Problem: Copy every line of the records below where the word "this" occurs.

Material shown:
* Begin *

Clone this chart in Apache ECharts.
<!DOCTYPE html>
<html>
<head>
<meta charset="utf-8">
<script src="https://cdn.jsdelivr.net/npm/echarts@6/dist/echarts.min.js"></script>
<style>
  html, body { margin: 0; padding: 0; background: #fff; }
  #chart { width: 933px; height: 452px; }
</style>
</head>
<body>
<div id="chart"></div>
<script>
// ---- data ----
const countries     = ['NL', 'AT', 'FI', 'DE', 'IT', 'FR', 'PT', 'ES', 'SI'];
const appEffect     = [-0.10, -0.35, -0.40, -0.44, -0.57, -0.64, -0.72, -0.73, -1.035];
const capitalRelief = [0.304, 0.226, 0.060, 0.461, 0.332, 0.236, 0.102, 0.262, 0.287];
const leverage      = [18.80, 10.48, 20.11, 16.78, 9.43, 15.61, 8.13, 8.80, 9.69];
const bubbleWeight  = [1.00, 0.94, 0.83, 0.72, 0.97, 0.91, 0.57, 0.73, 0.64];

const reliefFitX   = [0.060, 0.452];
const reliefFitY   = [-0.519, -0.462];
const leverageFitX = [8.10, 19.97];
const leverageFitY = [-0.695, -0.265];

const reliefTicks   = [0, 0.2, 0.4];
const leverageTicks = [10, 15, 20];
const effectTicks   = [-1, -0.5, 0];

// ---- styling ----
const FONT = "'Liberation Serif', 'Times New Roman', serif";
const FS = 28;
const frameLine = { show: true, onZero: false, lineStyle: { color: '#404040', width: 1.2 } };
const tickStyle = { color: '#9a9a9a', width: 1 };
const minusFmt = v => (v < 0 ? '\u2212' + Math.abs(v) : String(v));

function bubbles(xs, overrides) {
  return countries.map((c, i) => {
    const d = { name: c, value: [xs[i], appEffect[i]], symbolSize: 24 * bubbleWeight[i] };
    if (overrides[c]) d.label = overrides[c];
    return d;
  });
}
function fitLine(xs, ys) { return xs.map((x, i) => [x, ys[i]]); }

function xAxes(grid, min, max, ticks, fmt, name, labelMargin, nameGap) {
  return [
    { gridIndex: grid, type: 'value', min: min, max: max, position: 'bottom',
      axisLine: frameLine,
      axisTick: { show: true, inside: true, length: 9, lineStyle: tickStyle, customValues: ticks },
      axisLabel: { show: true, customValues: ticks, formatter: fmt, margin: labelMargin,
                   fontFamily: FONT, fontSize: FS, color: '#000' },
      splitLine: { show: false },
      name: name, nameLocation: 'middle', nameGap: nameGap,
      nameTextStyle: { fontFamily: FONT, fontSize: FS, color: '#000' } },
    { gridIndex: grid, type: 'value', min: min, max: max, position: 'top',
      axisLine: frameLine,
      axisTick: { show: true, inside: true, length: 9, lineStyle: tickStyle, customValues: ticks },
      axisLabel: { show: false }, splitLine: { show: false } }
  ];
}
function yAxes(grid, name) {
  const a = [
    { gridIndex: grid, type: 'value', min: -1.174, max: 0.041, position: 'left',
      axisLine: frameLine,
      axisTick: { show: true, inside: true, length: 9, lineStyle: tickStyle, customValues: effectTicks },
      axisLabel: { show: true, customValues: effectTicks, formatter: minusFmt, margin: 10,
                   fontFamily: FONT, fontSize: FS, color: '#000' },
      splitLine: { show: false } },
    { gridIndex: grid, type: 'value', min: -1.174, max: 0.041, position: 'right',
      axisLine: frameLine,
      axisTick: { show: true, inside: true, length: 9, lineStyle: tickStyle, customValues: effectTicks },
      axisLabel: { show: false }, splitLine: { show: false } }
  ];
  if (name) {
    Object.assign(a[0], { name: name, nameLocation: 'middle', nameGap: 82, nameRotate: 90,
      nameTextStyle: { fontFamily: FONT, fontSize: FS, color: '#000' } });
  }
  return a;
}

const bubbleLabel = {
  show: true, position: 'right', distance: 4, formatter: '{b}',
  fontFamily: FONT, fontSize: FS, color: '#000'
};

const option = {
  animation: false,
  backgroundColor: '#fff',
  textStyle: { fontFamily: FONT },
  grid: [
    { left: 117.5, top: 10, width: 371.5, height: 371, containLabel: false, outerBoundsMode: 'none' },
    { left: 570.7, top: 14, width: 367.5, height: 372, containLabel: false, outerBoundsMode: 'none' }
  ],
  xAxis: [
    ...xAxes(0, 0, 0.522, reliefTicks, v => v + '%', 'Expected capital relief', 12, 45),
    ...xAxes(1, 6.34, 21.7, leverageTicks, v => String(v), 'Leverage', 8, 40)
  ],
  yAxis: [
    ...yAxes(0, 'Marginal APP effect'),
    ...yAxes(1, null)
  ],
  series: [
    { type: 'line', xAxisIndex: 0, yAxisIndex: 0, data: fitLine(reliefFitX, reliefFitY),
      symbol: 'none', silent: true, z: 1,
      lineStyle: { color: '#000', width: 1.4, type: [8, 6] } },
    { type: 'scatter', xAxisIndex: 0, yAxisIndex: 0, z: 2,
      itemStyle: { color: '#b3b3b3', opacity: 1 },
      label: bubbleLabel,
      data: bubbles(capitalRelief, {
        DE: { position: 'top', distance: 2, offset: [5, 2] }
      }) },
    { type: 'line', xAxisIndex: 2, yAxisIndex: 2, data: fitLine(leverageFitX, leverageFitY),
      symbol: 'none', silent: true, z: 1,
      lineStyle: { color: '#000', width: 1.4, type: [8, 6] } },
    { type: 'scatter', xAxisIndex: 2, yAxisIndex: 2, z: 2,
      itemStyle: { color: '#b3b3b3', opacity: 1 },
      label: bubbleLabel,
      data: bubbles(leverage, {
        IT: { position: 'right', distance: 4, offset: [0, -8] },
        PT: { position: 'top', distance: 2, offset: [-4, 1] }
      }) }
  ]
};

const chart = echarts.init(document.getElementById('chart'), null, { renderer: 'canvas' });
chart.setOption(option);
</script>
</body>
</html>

* End *
* Begin *

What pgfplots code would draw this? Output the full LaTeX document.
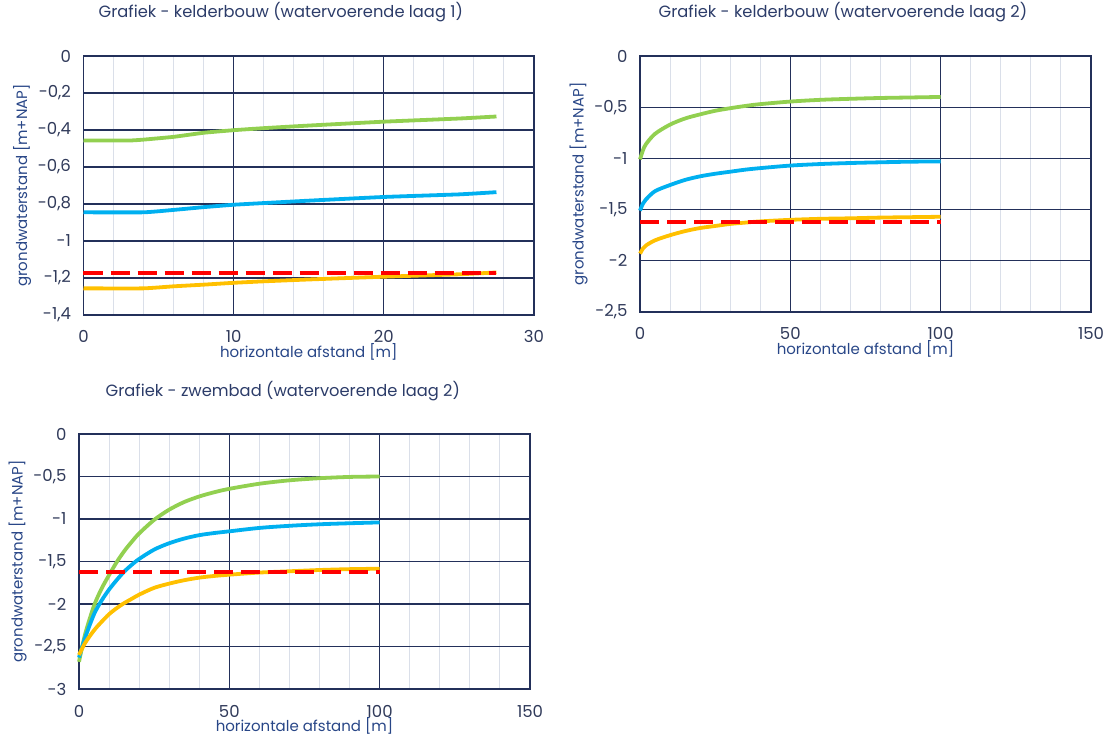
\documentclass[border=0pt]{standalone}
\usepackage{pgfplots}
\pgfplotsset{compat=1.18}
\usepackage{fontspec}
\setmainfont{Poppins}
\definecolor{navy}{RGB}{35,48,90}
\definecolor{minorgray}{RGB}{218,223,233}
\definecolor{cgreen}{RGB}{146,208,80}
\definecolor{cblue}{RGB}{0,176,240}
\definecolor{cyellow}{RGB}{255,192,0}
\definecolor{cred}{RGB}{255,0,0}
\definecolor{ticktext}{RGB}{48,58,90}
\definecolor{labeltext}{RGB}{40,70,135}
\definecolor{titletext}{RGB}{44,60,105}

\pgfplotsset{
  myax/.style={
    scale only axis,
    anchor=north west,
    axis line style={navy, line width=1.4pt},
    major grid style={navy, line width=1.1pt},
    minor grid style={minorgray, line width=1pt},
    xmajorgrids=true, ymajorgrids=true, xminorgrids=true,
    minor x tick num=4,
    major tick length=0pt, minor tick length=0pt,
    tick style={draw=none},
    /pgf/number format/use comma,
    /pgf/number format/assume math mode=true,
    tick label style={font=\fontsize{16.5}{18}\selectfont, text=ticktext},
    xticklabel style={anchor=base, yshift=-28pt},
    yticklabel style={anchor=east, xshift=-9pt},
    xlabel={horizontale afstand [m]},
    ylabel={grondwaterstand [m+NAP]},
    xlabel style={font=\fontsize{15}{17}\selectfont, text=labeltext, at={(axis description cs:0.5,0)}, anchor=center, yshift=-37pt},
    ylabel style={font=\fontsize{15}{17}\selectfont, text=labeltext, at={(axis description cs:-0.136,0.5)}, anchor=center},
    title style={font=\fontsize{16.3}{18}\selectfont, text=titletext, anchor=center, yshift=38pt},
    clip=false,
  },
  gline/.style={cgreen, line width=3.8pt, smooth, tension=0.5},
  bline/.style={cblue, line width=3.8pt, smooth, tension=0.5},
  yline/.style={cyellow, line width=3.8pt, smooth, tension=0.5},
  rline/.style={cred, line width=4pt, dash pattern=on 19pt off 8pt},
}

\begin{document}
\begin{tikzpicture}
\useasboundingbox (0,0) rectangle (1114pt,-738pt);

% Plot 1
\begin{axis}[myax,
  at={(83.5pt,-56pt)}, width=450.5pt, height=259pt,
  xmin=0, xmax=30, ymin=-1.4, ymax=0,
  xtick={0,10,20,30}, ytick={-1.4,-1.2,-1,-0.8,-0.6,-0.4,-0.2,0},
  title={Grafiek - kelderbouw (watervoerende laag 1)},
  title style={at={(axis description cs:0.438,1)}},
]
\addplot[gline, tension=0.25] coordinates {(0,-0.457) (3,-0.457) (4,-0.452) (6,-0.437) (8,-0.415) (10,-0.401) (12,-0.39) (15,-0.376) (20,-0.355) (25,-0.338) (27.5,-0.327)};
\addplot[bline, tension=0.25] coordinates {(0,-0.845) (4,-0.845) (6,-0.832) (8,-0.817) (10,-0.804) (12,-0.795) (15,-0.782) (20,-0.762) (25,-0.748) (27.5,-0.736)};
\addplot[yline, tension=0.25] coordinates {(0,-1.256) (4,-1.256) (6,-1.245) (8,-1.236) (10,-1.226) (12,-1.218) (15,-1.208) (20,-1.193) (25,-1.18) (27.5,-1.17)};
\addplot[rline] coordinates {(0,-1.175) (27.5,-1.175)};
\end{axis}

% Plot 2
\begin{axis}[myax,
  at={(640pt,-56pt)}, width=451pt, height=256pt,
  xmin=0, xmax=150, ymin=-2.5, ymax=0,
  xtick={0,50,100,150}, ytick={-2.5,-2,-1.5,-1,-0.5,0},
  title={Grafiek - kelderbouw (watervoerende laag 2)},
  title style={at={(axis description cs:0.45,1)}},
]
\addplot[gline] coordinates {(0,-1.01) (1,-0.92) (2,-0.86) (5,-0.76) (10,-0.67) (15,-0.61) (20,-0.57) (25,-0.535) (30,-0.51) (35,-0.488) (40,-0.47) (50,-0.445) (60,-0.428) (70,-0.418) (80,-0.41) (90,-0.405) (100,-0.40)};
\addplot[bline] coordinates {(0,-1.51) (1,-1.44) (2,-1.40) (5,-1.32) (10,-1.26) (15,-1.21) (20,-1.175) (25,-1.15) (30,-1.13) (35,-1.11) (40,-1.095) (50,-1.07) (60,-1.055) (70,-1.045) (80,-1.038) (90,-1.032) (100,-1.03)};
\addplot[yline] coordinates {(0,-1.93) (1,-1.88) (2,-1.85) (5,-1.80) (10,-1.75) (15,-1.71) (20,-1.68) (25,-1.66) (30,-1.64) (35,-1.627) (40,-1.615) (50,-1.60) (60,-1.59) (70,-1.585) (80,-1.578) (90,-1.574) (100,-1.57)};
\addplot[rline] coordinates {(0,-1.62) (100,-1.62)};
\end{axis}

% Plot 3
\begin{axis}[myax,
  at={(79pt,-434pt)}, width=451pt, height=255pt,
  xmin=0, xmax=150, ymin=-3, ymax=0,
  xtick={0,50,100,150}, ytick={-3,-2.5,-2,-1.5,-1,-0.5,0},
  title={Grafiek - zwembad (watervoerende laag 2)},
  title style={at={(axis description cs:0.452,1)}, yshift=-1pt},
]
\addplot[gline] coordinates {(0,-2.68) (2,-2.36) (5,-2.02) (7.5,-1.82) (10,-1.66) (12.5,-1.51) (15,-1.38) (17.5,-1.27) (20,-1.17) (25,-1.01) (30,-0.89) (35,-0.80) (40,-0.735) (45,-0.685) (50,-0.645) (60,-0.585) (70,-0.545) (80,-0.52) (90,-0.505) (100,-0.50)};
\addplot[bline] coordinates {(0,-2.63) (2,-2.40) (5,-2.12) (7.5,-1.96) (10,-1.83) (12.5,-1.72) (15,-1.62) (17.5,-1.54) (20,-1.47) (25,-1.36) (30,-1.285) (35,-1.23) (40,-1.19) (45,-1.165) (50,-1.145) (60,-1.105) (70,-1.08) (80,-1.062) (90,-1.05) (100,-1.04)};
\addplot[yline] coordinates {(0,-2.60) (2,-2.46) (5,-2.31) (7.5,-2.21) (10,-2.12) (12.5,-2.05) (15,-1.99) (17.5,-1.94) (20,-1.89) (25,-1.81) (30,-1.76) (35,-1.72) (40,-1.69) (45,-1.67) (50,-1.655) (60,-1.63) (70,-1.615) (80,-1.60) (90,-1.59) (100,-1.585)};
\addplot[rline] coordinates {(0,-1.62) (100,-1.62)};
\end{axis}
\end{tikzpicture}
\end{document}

* End *

Task result:
Clone this chart in Apache ECharts.
What pgfplots code would draw this? Output the full LaTeX document.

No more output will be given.